Seventy-three (73) U.S. Representatives led by Textile Caucus Co-Chairs Howard Coble (R) of North Carolina and John Spratt (D) of South Carolina sent a letter on Friday to President George W. Bush urging his Administration to extend and expand the Textile Monitoring Program (TMP) to cover U.S. textile and apparel imports from China beginning on January 1, 2009, the first day following the expiration of U.S.-China textile bilateral signed in 2005.

The TMP currently monitors U.S. apparel imports from Vietnam for illegal dumping. Ten textile and fiber industry trade associations and the labor union UNITE HERE also sent a letter on Monday to U.S. Secretary of Commerce Carlos Gutierrez and U.S. Trade Representative Susan Schwab making the same request.

“The strong congressional support for the textile monitoring program further exemplifies the changing current towards a stronger trade enforcement policy, especially when dealing with non-market economies that provide their manufacturing sectors with massive financial incentives and WTO illegal subsidies. We appreciate their leadership and encouragement to find real solutions to the unfair trade balance in our manufacturing sector,” said Cass Johnson, President of the National Council of Textile Organizations.

Noting that the White House and Congress are working at a feverish pace to pass a $700 billion rescue package for Wall Street and that as part of that discussion, there have been numerous promises from both parties that middle-class America would not be overlooked, American Manufacturing Trade Action Coalition (AMTAC) Executive Director Auggie Tantillo said, “To boost the economy it is just as important to help U.S. manufacturing sector like textiles that are under siege from predatory imports from countries like China.
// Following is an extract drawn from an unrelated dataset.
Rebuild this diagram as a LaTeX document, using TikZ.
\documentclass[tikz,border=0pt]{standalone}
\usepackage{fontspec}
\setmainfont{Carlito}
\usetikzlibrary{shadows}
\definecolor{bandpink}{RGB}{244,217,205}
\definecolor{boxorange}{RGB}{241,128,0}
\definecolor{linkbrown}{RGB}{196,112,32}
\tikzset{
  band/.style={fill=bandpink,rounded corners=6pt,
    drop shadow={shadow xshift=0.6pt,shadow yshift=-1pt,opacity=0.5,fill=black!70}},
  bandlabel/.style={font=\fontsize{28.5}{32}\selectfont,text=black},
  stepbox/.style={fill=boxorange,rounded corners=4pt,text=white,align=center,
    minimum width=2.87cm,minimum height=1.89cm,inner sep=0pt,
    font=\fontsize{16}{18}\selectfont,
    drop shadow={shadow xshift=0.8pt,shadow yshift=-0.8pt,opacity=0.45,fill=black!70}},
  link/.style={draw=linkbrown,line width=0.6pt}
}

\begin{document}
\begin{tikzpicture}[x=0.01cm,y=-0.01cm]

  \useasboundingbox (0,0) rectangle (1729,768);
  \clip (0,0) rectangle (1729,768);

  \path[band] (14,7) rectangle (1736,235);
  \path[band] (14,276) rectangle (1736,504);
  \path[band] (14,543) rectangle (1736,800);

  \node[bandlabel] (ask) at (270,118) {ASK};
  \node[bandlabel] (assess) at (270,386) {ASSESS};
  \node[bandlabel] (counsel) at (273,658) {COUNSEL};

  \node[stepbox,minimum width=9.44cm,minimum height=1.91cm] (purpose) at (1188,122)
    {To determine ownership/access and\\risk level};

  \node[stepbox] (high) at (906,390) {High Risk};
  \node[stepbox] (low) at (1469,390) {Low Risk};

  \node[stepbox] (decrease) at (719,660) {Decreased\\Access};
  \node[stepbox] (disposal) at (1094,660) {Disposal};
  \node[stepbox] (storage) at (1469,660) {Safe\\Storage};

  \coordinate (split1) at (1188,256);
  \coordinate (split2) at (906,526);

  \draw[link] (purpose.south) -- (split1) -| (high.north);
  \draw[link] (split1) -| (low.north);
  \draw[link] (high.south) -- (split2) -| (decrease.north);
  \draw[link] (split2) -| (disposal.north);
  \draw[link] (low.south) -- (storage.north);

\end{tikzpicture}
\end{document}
We think a great start would be to extend and expand the textile monitoring program to help preserve the 500,000 middle-class American jobs in the textile and apparel sector.”

The expiration of Chinese safeguards next year has raised grave concerns among the U.S. textile sectors and its workers, as well the United States preference partners in the CAFTA and African countries that rely on domestic components. To underscore this point, earlier this month, seventeen international textile and apparel organizations sent letters to Secretary Gutierrez, Ambassador Schwab and the chairs and ranking members of the U.S. Senate Finance and the U.S. House Ways and Means Committees urging the extension and expansion of the TMP.

“Extending the TMP program to China once safeguards expire will provide the U.S. government with the necessary resources to effectively track China's import and pricing practices. This will enable it to react quickly if China illegally dumps its imports into the U.S. market and harms our domestic workforce, as well as the vulnerable in developing countries,” said Karl Spilhaus, President of the National Textile Association (NTA).